|Credit: Lorenzo Lovato|
Editor's Note: See our new 2009 Leonids Meteor Shower Viewer's Guide. The story below was published in 2008.
The annual Leonid meteor shower put on some dramatic sky shows in 1999 and 2001, but in recent years the event has been comparatively mundane.
Next year could be another doozie.
Astronomers now predict the 2009 Leonids could produce more than 500 shooting stars per hour for skywatchers with clear skies in certain locations. Asia looks to have the best seats, but North America might not be left out.
Such a rate would be much less than the brilliant displays a few years back, but still delightful to watch.
"On Nov. 17, 2009, we expect the Leonids to produce upwards of 500 meteors per hour," said Bill Cooke of the NASA Marshall Space Flight Center. "That's a very strong display."
Astronomers from Caltech and NASA base their joint prediction on an outburst that occurred this year, on Nov. 17, that they figure heralds even more intense activity next November.
The Leonids are created by bits of debris left behind by the repeat passages through the inner solar system of comet 55P/Tempel-Tuttle.

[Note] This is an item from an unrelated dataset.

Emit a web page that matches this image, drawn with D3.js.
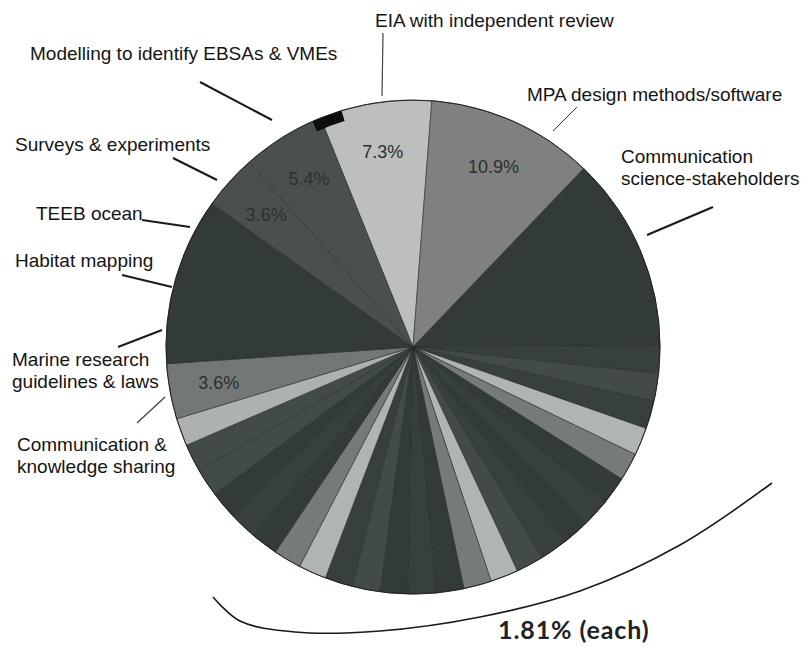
<!DOCTYPE html>
<html><head><meta charset="utf-8">
<script src="https://cdn.jsdelivr.net/npm/d3@7/dist/d3.min.js"></script>
<style>html,body{margin:0;padding:0;background:#fff;} svg{display:block;}</style>
</head><body>
<svg id="chart" width="806" height="647"></svg>
<script>
// ---- data (percent of respondents) ----
const categories = [
  "EIA with independent review", "MPA design methods/software", "Communication science-stakeholders",
  "Other 1","Other 2","Other 3","Other 4","Other 5","Other 6","Other 7","Other 8",
  "Other 9","Other 10","Other 11","Other 12","Other 13","Other 14","Other 15","Other 16",
  "Other 17","Other 18","Other 19","Other 20","Other 21","Other 22","Other 23","Other 24",
  "Communication & knowledge sharing", "Marine research guidelines & laws",
  "Habitat mapping", "TEEB ocean", "Surveys & experiments"
];
const values = [
  7.3, 10.9, 12.7,
  1.81, 1.81, 1.81, 1.81, 1.81, 1.81, 1.81, 1.81,
  1.81, 1.81, 1.81, 1.81, 1.81, 1.81, 1.81, 1.81,
  1.81, 1.81, 1.81, 1.81, 1.81, 1.81, 1.81, 1.81,
  1.81, 3.6, 10.9, 3.6, 5.4
];
const labelledSlices = ["EIA with independent review", "MPA design methods/software",
  "Surveys & experiments", "TEEB ocean", "Marine research guidelines & laws"];
const braceLabel = "1.81% (each)";
const markerCategory = "Modelling to identify EBSAs & VMEs";

// ---- styles (kept apart from the data) ----
const D1 = "#323a3a", D2 = "#373f3f", D3 = "#434a4a", L = "#b1b5b2", M = "#767b79";
const sliceColors = [
  "#bcbfbb", "#7e817e", D1,
  D2, D3, D2, L, M, D1, D2, D1,
  D2, D3, L, M, D1, D2, D1, D3,
  D2, L, M, D1, D2, D1, D3, D3,
  "#aeb2af", "#737877", D1, "#4a5050", "#4a5050"
];

const svg = d3.select("#chart");
const cx = 413, cy = 347, R = 247;
const startDeg = -22;
const pie = d3.pie().sort(null).value(d => d.value)
  .startAngle(startDeg * Math.PI / 180).endAngle(startDeg * Math.PI / 180 + 2 * Math.PI);
const data = categories.map((c, i) => ({name: c, value: values[i], color: sliceColors[i]}));
const arcs = pie(data);
const arc = d3.arc().innerRadius(0).outerRadius(R);
const labelArc = d3.arc().innerRadius(R * 0.8).outerRadius(R * 0.8);

const g = svg.append("g").attr("transform", `translate(${cx},${cy})`);
g.selectAll("path.slice").data(arcs).join("path")
  .attr("class", "slice")
  .attr("d", arc)
  .attr("fill", d => d.data.color)
  .attr("stroke", "#262c2c").attr("stroke-width", 0.6).attr("stroke-linejoin", "round");

// black marker for the modelling category, sitting on the rim at the start of the EIA slice
const eia = arcs[0];
g.append("path")
  .attr("d", d3.arc().innerRadius(R - 11).outerRadius(R)
    .startAngle(eia.startAngle - 0.035).endAngle(eia.startAngle + 0.09)())
  .attr("fill", "#0d0d0d");

g.append("circle").attr("r", R).attr("fill", "none").attr("stroke", "#222").attr("stroke-width", 1);

const fmt = d3.format(".1f");
g.selectAll("text.pct").data(arcs.filter(d => labelledSlices.includes(d.data.name))).join("text")
  .attr("class", "pct")
  .attr("transform", d => `translate(${labelArc.centroid(d)})`)
  .attr("text-anchor", "middle").attr("dy", "0.35em")
  .attr("font-family", "Liberation Sans, Arial, sans-serif").attr("font-size", 18)
  .attr("fill", "#2a3030")
  .text(d => fmt(d.data.value) + "%");

// ---- annotations (category names with hand-drawn leader lines) ----
const annotations = [
  {lines: ["EIA with independent review"], x: 375, y: 27, from: [383, 33], to: [382, 96], w: 1.2},
  {lines: [markerCategory], x: 30, y: 60, from: [200, 82], to: [272, 120], w: 2},
  {lines: ["MPA design methods/software"], x: 527, y: 101, from: [577, 107], to: [553, 131], w: 1},
  {lines: ["Communication", "science-stakeholders"], x: 621, y: 163, from: [713, 207], to: [647, 235], w: 2.2},
  {lines: ["Surveys & experiments"], x: 15, y: 151, from: [173, 158], to: [217, 180], w: 2},
  {lines: ["TEEB ocean"], x: 36, y: 220, from: [142, 220], to: [190, 227], w: 2},
  {lines: ["Habitat mapping"], x: 15, y: 267, from: [122, 275], to: [172, 287], w: 2},
  {lines: ["Marine research", "guidelines & laws"], x: 12, y: 366, from: [118, 347], to: [162, 330], w: 2},
  {lines: ["Communication &", "knowledge sharing"], x: 17, y: 451, from: [137, 423], to: [165, 397], w: 1.3}
];
const lineGap = 21.5;
const ann = svg.append("g");
annotations.forEach(a => {
  a.lines.forEach((l, i) => {
    ann.append("text").attr("x", a.x).attr("y", a.y + i * lineGap)
      .attr("font-family", "Liberation Sans, Arial, sans-serif").attr("font-size", 19)
      .attr("fill", "#141414").text(l);
  });
  ann.append("line").attr("x1", a.from[0]).attr("y1", a.from[1]).attr("x2", a.to[0]).attr("y2", a.to[1])
    .attr("stroke", a.w < 1.5 ? "#444" : "#1a1a1a").attr("stroke-width", a.w);
});

// brace curve under the 1.81% slices
const bracePts = [[213, 597], [240, 621], [295, 632], [380, 631], [480, 617], [580, 591], [680, 545], [772, 483]];
svg.append("path").attr("d", d3.line().curve(d3.curveCatmullRom)(bracePts))
  .attr("fill", "none").attr("stroke", "#1a1a1a").attr("stroke-width", 1.6);
svg.append("text").attr("x", 498).attr("y", 639)
  .attr("font-family", "Lato, Open Sans, sans-serif").attr("font-weight", "bold").attr("font-size", 25)
  .attr("letter-spacing", 0.9)
  .attr("fill", "#222").text(braceLabel);
</script>
</body></html>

There are several streams. This year, Earth passed through one laid down in the year 1466. Most astronomers did not expect it to produce much.
But observers in Asia and Europe counted as many as 100 meteors per hour, according to a NASA statement today. That shows the 1466 stream is rich in meteor-producing debris. And in 2009, our planet will pass through this stream again, but this time closer to its center, where more material should be there to slam into our atmosphere.
The stuff, typically the size of a sand grain, vaporizes in the atmosphere. Some pea-sized objects create dramatic fireballs.
When showers exceed 1,000 meteors per hour, they are called storms. This one is not expected to reach that level.
The timing: "We predict a sub-storm level outburst on Nov. 17, 2009, peaking sometime between 21:34 and 21:44 UT," Cooke said. That favors observers in Asia, although Cooke won't rule out a nice show over North America when darkness falls hours after the peak. "I hope so," he said. "It's a long way to Mongolia."